TASK PROMPT »
Copy the data precisely, character for character, and leave out every picture.

DATA BLOCK »
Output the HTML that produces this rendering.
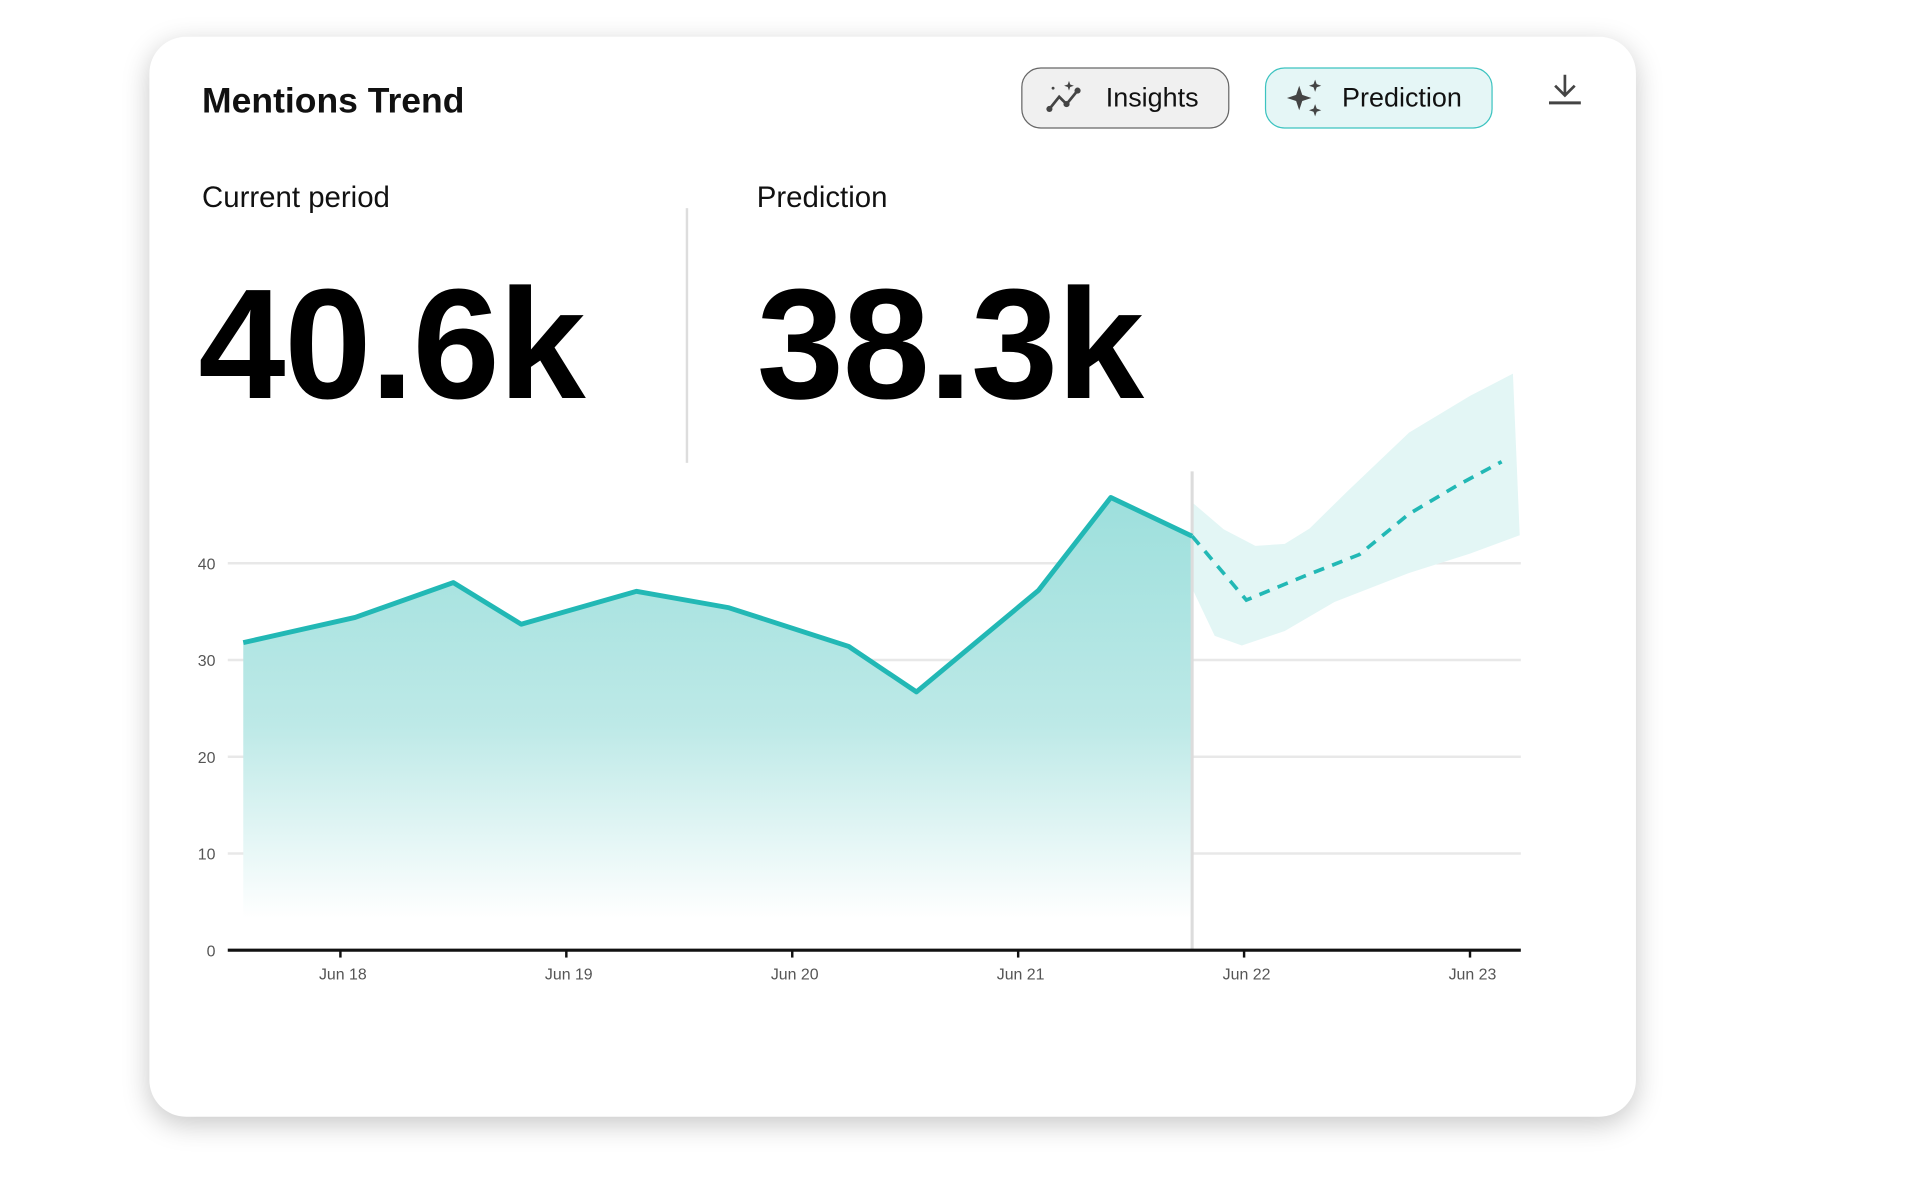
<!DOCTYPE html>
<html><head><meta charset="utf-8">
<style>
html,body{margin:0;padding:0;background:#fff;width:1920px;height:1198px;overflow:hidden;font-family:"Liberation Sans",sans-serif;}
#stage{position:absolute;left:0;top:0;width:1568px;height:979px;transform:scale(1.2245);transform-origin:0 0;}
.card{position:absolute;left:122px;top:30px;width:1214px;height:882px;background:#fff;border-radius:30px;box-shadow:0 6px 22px rgba(0,0,0,0.22);}
.abs{position:absolute;}
.btn{position:absolute;box-sizing:border-box;border-radius:16px;display:flex;align-items:center;font-size:22px;color:#111;}
</style></head><body>
<div id="stage">
<div class="card"></div>
<div class="abs" style="left:165px;top:67px;font-size:29px;font-weight:bold;color:#111;">Mentions Trend</div>
<div class="btn" style="left:834px;top:55px;width:170px;height:50px;background:#f0f0f0;border:1.5px solid #666;">
 <svg width="40" height="30" viewBox="0 0 40 30" style="margin-left:18px"><polyline points="4,24 12,14 18,20 27,9" fill="none" stroke="#444" stroke-width="2.2"/><circle cx="4" cy="24" r="2.5" fill="#444"/><circle cx="18" cy="20" r="2.5" fill="#444"/><circle cx="27" cy="9" r="2.5" fill="#444"/><path d="M20 1 L21 4 L24 5 L21 6 L20 9 L19 6 L16 5 L19 4Z" fill="#444"/><circle cx="7" cy="7" r="1.2" fill="#444"/></svg>
 <span style="margin-left:10px">Insights</span></div>
<div class="btn" style="left:1033px;top:55px;width:186px;height:50px;background:#e5f6f6;border:1.5px solid #3cc3c0;">
 <svg width="34" height="34" viewBox="0 0 34 34" style="margin-left:16px"><path d="M11 7 L13.5 14.5 L21 17 L13.5 19.5 L11 27 L8.5 19.5 L1 17 L8.5 14.5Z" fill="#444"/><path d="M24 2 L25.3 5.7 L29 7 L25.3 8.3 L24 12 L22.7 8.3 L19 7 L22.7 5.7Z" fill="#444"/><path d="M24 22 L25.3 25.7 L29 27 L25.3 28.3 L24 32 L22.7 28.3 L19 27 L22.7 25.7Z" fill="#444"/></svg>
 <span style="margin-left:12px">Prediction</span></div>
<svg class="abs" style="left:1262px;top:58px" width="32" height="30" viewBox="0 0 32 30"><path d="M16 3 V20 M8 12 L16 20 L24 12" fill="none" stroke="#444" stroke-width="2.2"/><line x1="3" y1="26" x2="29" y2="26" stroke="#444" stroke-width="2.5"/></svg>
<div class="abs" style="left:165px;top:148px;font-size:24px;color:#111;">Current period</div>
<div class="abs" style="left:560px;top:170px;width:1.5px;height:208px;background:#ddd;"></div>
<div class="abs" style="left:618px;top:148px;font-size:24px;color:#111;">Prediction</div>
<div class="abs" style="left:162px;top:212px;font-size:128px;line-height:140px;font-weight:bold;color:#000;letter-spacing:-1px;">40.6k</div>
<div class="abs" style="left:618px;top:212px;font-size:128px;line-height:140px;font-weight:bold;color:#000;letter-spacing:-1px;">38.3k</div>
<svg id="chart" class="abs" style="left:0;top:0" width="1568" height="979">
<defs><linearGradient id="ag" gradientUnits="userSpaceOnUse" x1="0" y1="400" x2="0" y2="750"><stop offset="0" stop-color="#9cdfdc"/><stop offset="0.55" stop-color="#bde9e7"/><stop offset="1" stop-color="#ffffff"/></linearGradient></defs>
</svg>
</div>
<script>
const yTicks=[0,10,20,30,40];
const dateLabels=["Jun 18","Jun 19","Jun 20","Jun 21","Jun 22","Jun 23"];
const actualT=[-0.43,0.065,0.50,0.80,1.31,1.72,2.25,2.55,3.09,3.41,3.77];
const actualV=[31.8,34.4,38.0,33.7,37.1,35.4,31.4,26.7,37.2,46.8,42.8];
const predT=[3.77,4.01,4.27,4.51,4.73,4.94,5.14];
const predV=[42.8,36.2,38.7,40.9,45.1,48.0,50.5];
const bandT=[3.77,3.91,4.05,4.18,4.29,4.46,4.73,5.00,5.19];
const bandHi=[46.3,43.5,41.8,42.0,43.6,47.5,53.5,57.3,59.6];
const bandLoT=[3.77,3.87,3.99,4.18,4.40,4.73,5.00,5.22];
const bandLo=[37.4,32.5,31.5,33.0,36.0,39.0,41.0,42.9];
const splitT=3.77;
const NS="http://www.w3.org/2000/svg";
const svg=document.getElementById('chart');
function xS(t){return 278+t*184.5;}
function yS(v){return 776-v*7.9;}
function mk(tag,attrs){const e=document.createElementNS(NS,tag);for(const k in attrs)e.setAttribute(k,attrs[k]);svg.appendChild(e);return e;}
yTicks.forEach(v=>{
 if(v>0){const g=mk('line',{x1:186,x2:1242,y1:yS(v),y2:yS(v),stroke:'#e8e8e8','stroke-width':2});
 
 }
 const t=mk('text',{x:176,y:yS(v)+5,'text-anchor':'end','font-size':13,fill:'#555','font-family':'Liberation Sans, sans-serif'});
 t.textContent=v;
 
 
});
let bp=bandT.map((t,i)=>xS(t)+','+yS(bandHi[i]));
for(let i=bandLoT.length-1;i>=0;i--)bp.push(xS(bandLoT[i])+','+yS(bandLo[i]));
const band=mk('polygon',{points:bp.join(' '),fill:'#e3f6f5'});


let ap=actualT.map((t,i)=>xS(t)+','+yS(actualV[i]));
ap.push(xS(actualT[actualT.length-1])+','+yS(0));ap.push(xS(actualT[0])+','+yS(0));
const area=mk('polygon',{points:ap.join(' '),fill:'url(#ag)'});


const vl=mk('line',{x1:xS(splitT),x2:xS(splitT),y1:385,y2:yS(0),stroke:'#dcdcdc','stroke-width':2.5});


const line=mk('polyline',{points:actualT.map((t,i)=>xS(t)+','+yS(actualV[i])).join(' '),fill:'none',stroke:'#22b8b5','stroke-width':4,'stroke-linejoin':'round'});


const pl=mk('polyline',{points:predT.map((t,i)=>xS(t)+','+yS(predV[i])).join(' '),fill:'none',stroke:'#22b8b5','stroke-width':3,'stroke-dasharray':'9,7'});


const ax=mk('line',{x1:186,x2:1242,y1:yS(0),y2:yS(0),stroke:'#111','stroke-width':2.5});


dateLabels.forEach((d,i)=>{
 const tk=mk('line',{x1:xS(i),x2:xS(i),y1:yS(0),y2:yS(0)+6,stroke:'#111','stroke-width':2});
 
 
 const t=mk('text',{x:xS(i)+2,y:800,'text-anchor':'middle','font-size':13,fill:'#555','font-family':'Liberation Sans, sans-serif'});
 t.textContent=d;
 
 
});
</script>
</body></html>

TASK RESPONSE »
Output the HTML that produces this rendering.
<!DOCTYPE html>
<html><head><meta charset="utf-8">
<style>
html,body{margin:0;padding:0;background:#fff;width:1920px;height:1198px;overflow:hidden;font-family:"Liberation Sans",sans-serif;}
#stage{position:absolute;left:0;top:0;width:1568px;height:979px;transform:scale(1.2245);transform-origin:0 0;}
.card{position:absolute;left:122px;top:30px;width:1214px;height:882px;background:#fff;border-radius:30px;box-shadow:0 6px 22px rgba(0,0,0,0.22);}
.abs{position:absolute;}
.btn{position:absolute;box-sizing:border-box;border-radius:16px;display:flex;align-items:center;font-size:22px;color:#111;}
</style></head><body>
<div id="stage">
<div class="card"></div>
<div class="abs" style="left:165px;top:67px;font-size:29px;font-weight:bold;color:#111;">Mentions Trend</div>
<div class="btn" style="left:834px;top:55px;width:170px;height:50px;background:#f0f0f0;border:1.5px solid #666;">
 <svg width="40" height="30" viewBox="0 0 40 30" style="margin-left:18px"><polyline points="4,24 12,14 18,20 27,9" fill="none" stroke="#444" stroke-width="2.2"/><circle cx="4" cy="24" r="2.5" fill="#444"/><circle cx="18" cy="20" r="2.5" fill="#444"/><circle cx="27" cy="9" r="2.5" fill="#444"/><path d="M20 1 L21 4 L24 5 L21 6 L20 9 L19 6 L16 5 L19 4Z" fill="#444"/><circle cx="7" cy="7" r="1.2" fill="#444"/></svg>
 <span style="margin-left:10px">Insights</span></div>
<div class="btn" style="left:1033px;top:55px;width:186px;height:50px;background:#e5f6f6;border:1.5px solid #3cc3c0;">
 <svg width="34" height="34" viewBox="0 0 34 34" style="margin-left:16px"><path d="M11 7 L13.5 14.5 L21 17 L13.5 19.5 L11 27 L8.5 19.5 L1 17 L8.5 14.5Z" fill="#444"/><path d="M24 2 L25.3 5.7 L29 7 L25.3 8.3 L24 12 L22.7 8.3 L19 7 L22.7 5.7Z" fill="#444"/><path d="M24 22 L25.3 25.7 L29 27 L25.3 28.3 L24 32 L22.7 28.3 L19 27 L22.7 25.7Z" fill="#444"/></svg>
 <span style="margin-left:12px">Prediction</span></div>
<svg class="abs" style="left:1262px;top:58px" width="32" height="30" viewBox="0 0 32 30"><path d="M16 3 V20 M8 12 L16 20 L24 12" fill="none" stroke="#444" stroke-width="2.2"/><line x1="3" y1="26" x2="29" y2="26" stroke="#444" stroke-width="2.5"/></svg>
<div class="abs" style="left:165px;top:148px;font-size:24px;color:#111;">Current period</div>
<div class="abs" style="left:560px;top:170px;width:1.5px;height:208px;background:#ddd;"></div>
<div class="abs" style="left:618px;top:148px;font-size:24px;color:#111;">Prediction</div>
<div class="abs" style="left:162px;top:212px;font-size:128px;line-height:140px;font-weight:bold;color:#000;letter-spacing:-1px;">40.6k</div>
<div class="abs" style="left:618px;top:212px;font-size:128px;line-height:140px;font-weight:bold;color:#000;letter-spacing:-1px;">38.3k</div>
<svg id="chart" class="abs" style="left:0;top:0" width="1568" height="979">
<defs><linearGradient id="ag" gradientUnits="userSpaceOnUse" x1="0" y1="400" x2="0" y2="750"><stop offset="0" stop-color="#9cdfdc"/><stop offset="0.55" stop-color="#bde9e7"/><stop offset="1" stop-color="#ffffff"/></linearGradient></defs>
</svg>
</div>
<script>
const yTicks=[0,10,20,30,40];
const dateLabels=["Jun 18","Jun 19","Jun 20","Jun 21","Jun 22","Jun 23"];
const actualT=[-0.43,0.065,0.50,0.80,1.31,1.72,2.25,2.55,3.09,3.41,3.77];
const actualV=[31.8,34.4,38.0,33.7,37.1,35.4,31.4,26.7,37.2,46.8,42.8];
const predT=[3.77,4.01,4.27,4.51,4.73,4.94,5.14];
const predV=[42.8,36.2,38.7,40.9,45.1,48.0,50.5];
const bandT=[3.77,3.91,4.05,4.18,4.29,4.46,4.73,5.00,5.19];
const bandHi=[46.3,43.5,41.8,42.0,43.6,47.5,53.5,57.3,59.6];
const bandLoT=[3.77,3.87,3.99,4.18,4.40,4.73,5.00,5.22];
const bandLo=[37.4,32.5,31.5,33.0,36.0,39.0,41.0,42.9];
const splitT=3.77;
const NS="http://www.w3.org/2000/svg";
const svg=document.getElementById('chart');
function xS(t){return 278+t*184.5;}
function yS(v){return 776-v*7.9;}
function mk(tag,attrs){const e=document.createElementNS(NS,tag);for(const k in attrs)e.setAttribute(k,attrs[k]);svg.appendChild(e);return e;}
yTicks.forEach(v=>{
 if(v>0){const g=mk('line',{x1:186,x2:1242,y1:yS(v),y2:yS(v),stroke:'#e8e8e8','stroke-width':2});
 
 }
 const t=mk('text',{x:176,y:yS(v)+5,'text-anchor':'end','font-size':13,fill:'#555','font-family':'Liberation Sans, sans-serif'});
 t.textContent=v;
 
 
});
let bp=bandT.map((t,i)=>xS(t)+','+yS(bandHi[i]));
for(let i=bandLoT.length-1;i>=0;i--)bp.push(xS(bandLoT[i])+','+yS(bandLo[i]));
const band=mk('polygon',{points:bp.join(' '),fill:'#e3f6f5'});


let ap=actualT.map((t,i)=>xS(t)+','+yS(actualV[i]));
ap.push(xS(actualT[actualT.length-1])+','+yS(0));ap.push(xS(actualT[0])+','+yS(0));
const area=mk('polygon',{points:ap.join(' '),fill:'url(#ag)'});


const vl=mk('line',{x1:xS(splitT),x2:xS(splitT),y1:385,y2:yS(0),stroke:'#dcdcdc','stroke-width':2.5});


const line=mk('polyline',{points:actualT.map((t,i)=>xS(t)+','+yS(actualV[i])).join(' '),fill:'none',stroke:'#22b8b5','stroke-width':4,'stroke-linejoin':'round'});


const pl=mk('polyline',{points:predT.map((t,i)=>xS(t)+','+yS(predV[i])).join(' '),fill:'none',stroke:'#22b8b5','stroke-width':3,'stroke-dasharray':'9,7'});


const ax=mk('line',{x1:186,x2:1242,y1:yS(0),y2:yS(0),stroke:'#111','stroke-width':2.5});


dateLabels.forEach((d,i)=>{
 const tk=mk('line',{x1:xS(i),x2:xS(i),y1:yS(0),y2:yS(0)+6,stroke:'#111','stroke-width':2});
 
 
 const t=mk('text',{x:xS(i)+2,y:800,'text-anchor':'middle','font-size':13,fill:'#555','font-family':'Liberation Sans, sans-serif'});
 t.textContent=d;
 
 
});
</script>
</body></html>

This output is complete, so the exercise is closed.